National conservation organizations have exposed many examples of blatant sprawl hiding behind the façade of “smart growth.” Please, let’s stay away from that one. I view the Highlands Cove project as an example of what the construction industry calls “smart growth!” [Dr. Zahner is referring to a new golf course and residential development in the Highlands, North Carolina area, where the majority of the terrain is in excess of a 60% slope. Naturally, ground-moving activities here have wreaked havoc on the native landscape, and a stream coursing through the property has been choked with mud. Local property owners sued the developers, who were found guilty of blatant violations of North Carolina erosion and sedimentation laws.]

So where does this lead us? Is the term “sustainable development” any better? Can development be sustained forever? Perhaps it can, if we avoid using the term in its “growth” meaning, that is, avoid using development to imply proliferation and enlargement. Development can mean improvement, strengthening, maturation and augmentation, all of which can be sustained indefinitely without adding new physical growth.

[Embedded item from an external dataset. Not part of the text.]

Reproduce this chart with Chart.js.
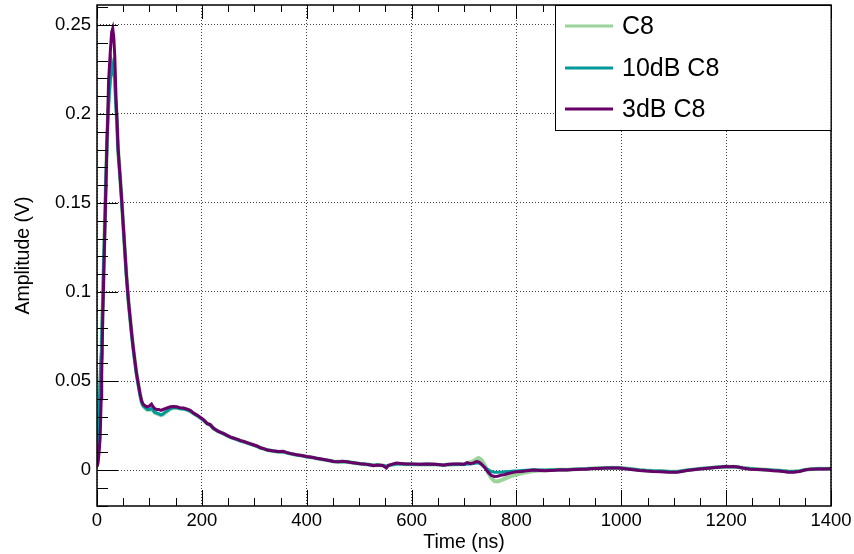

Thus, “sustainable development” must be limited to the concept of improving infrastructure, and strengthening cultural, educational, spiritual, and aesthetic opportunities for our communities. Of course, you can argue that these things also represent the desirable side of “growth,” but that’s not what the commercial developers and homebuilders’ lobby have as a goal for their sprawl. So, the lesson in this essay is to understand the various meanings of “growth” and “development,” and to be careful when modifying either of these words with an adjective like “sustainable.”